Start with your state bar association’s referral service, where every lawyer is verified and licensed, then add warm referrals from other business owners and reputable directories like Avvo or Martindale-Hubbell. Vet your short list on relevant recent experience, clear pricing, and fast communication before you hire.
How much does a business lawyer cost?
Business lawyers charge in a few ways: hourly rates run from about $150 to over $500, flat fees for defined tasks like forming an LLC range from roughly $500 to $5,000, and monthly retainers for ongoing work often run $500 to $5,000 a month. The right structure depends on whether your need is one-off or ongoing.
Does a business lawyer need to be local to me?
Not necessarily. What matters most is that the lawyer is licensed in your state and knows your state’s laws, not that their office is nearby. For most business work, a great lawyer who works with you over video and email beats a mediocre one down the street.

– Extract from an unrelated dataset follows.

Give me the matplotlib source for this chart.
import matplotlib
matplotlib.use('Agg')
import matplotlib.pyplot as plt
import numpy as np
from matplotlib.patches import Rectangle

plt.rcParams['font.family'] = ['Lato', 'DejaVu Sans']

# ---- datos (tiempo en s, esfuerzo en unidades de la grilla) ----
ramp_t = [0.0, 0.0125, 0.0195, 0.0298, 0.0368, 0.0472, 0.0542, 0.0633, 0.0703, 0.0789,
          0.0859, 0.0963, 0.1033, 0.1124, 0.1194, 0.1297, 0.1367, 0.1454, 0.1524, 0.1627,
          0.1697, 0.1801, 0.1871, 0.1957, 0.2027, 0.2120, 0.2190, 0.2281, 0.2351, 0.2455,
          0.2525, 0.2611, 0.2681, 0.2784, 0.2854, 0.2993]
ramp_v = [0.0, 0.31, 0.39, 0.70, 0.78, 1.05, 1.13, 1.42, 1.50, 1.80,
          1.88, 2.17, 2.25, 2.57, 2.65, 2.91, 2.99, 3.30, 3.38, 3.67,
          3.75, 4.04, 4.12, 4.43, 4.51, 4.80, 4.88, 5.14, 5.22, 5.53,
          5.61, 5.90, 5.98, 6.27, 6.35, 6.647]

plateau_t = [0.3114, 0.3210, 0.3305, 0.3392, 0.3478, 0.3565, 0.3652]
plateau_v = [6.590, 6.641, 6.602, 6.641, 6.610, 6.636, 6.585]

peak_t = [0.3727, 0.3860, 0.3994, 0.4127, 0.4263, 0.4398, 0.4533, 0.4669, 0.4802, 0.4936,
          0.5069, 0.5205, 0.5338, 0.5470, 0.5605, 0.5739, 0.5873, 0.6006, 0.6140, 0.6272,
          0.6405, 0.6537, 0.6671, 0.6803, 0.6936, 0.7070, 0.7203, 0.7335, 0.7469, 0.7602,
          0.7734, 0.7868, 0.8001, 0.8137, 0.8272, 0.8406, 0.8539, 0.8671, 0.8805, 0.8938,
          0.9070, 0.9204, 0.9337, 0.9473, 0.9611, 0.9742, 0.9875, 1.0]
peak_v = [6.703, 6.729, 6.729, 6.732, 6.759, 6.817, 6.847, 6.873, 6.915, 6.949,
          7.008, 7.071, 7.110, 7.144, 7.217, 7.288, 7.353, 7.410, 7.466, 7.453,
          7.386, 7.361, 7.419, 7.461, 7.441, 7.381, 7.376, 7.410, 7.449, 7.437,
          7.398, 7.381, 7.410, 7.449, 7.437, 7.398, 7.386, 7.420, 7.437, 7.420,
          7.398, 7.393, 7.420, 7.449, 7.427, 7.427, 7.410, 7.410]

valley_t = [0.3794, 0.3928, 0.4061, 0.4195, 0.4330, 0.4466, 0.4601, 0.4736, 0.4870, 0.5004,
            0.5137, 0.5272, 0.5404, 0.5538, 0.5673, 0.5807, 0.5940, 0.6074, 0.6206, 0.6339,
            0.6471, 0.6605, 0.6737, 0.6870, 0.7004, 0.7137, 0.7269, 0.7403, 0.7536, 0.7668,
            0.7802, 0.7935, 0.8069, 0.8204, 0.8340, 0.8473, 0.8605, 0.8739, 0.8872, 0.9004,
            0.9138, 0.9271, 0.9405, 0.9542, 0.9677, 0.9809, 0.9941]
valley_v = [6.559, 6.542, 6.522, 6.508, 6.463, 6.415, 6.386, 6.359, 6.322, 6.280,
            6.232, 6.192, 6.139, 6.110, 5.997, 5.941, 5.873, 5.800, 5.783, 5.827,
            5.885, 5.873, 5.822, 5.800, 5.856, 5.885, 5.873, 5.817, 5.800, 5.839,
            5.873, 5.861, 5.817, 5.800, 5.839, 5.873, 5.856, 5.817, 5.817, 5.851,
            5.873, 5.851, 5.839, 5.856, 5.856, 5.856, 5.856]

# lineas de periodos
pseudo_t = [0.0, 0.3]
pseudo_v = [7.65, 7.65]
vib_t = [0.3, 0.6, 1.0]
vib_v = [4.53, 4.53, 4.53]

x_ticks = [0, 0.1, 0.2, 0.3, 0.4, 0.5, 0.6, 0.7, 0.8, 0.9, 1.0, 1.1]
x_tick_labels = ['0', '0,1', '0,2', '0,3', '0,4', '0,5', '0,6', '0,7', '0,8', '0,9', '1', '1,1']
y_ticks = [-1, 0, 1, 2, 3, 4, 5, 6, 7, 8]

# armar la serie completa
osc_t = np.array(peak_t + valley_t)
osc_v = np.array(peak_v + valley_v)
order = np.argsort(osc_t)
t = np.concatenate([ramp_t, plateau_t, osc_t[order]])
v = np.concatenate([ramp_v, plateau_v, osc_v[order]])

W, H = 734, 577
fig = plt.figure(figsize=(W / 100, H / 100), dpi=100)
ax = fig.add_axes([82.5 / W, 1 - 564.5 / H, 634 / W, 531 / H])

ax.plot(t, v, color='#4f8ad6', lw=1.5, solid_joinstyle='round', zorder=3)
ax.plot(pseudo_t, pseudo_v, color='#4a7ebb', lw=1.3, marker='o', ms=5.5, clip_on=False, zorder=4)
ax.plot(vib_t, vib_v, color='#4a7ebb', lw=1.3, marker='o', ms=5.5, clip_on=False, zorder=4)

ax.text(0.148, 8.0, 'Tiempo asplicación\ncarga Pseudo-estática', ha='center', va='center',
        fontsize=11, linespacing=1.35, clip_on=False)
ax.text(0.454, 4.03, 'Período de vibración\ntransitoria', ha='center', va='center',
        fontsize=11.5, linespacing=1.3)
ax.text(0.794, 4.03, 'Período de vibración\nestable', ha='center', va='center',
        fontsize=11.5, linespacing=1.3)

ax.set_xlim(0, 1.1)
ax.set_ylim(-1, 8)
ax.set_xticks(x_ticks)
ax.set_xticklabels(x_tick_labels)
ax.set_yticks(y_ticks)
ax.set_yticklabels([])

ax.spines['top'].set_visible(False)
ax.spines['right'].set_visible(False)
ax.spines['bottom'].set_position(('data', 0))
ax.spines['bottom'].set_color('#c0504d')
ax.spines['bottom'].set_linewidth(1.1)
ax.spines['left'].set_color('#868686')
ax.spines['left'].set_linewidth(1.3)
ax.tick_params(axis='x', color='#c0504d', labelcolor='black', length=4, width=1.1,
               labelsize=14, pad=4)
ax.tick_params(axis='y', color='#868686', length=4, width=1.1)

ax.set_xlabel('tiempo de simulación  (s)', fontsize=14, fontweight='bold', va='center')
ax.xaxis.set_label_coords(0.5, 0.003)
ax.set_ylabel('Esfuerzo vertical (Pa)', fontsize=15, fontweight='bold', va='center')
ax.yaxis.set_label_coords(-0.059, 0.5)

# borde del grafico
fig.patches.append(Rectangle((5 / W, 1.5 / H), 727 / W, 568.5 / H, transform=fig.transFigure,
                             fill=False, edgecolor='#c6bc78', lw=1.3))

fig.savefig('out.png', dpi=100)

What questions should I ask before hiring a business lawyer?
Ask whether they’ve handled your exact type of work recently, how they bill and what this job will cost, who actually does the work, and how fast they communicate. Clear answers signal a good fit, while vagueness about experience or fees is a warning sign.
What are the red flags when hiring a business lawyer?
Walk away from a lawyer who won’t give a fee estimate, is vague about relevant experience, responds slowly before you’ve even hired them, or promises guaranteed outcomes. Law has no guarantees, so anyone promising a specific result is a risk.
Should I hire a solo lawyer or a big firm?
Hire a solo or small firm for affordable, responsive help with everyday needs like contracts and formation, and choose a big firm for complex, high-stakes work that needs deep specialist expertise. Match the firm size to the job rather than overpaying for simple tasks.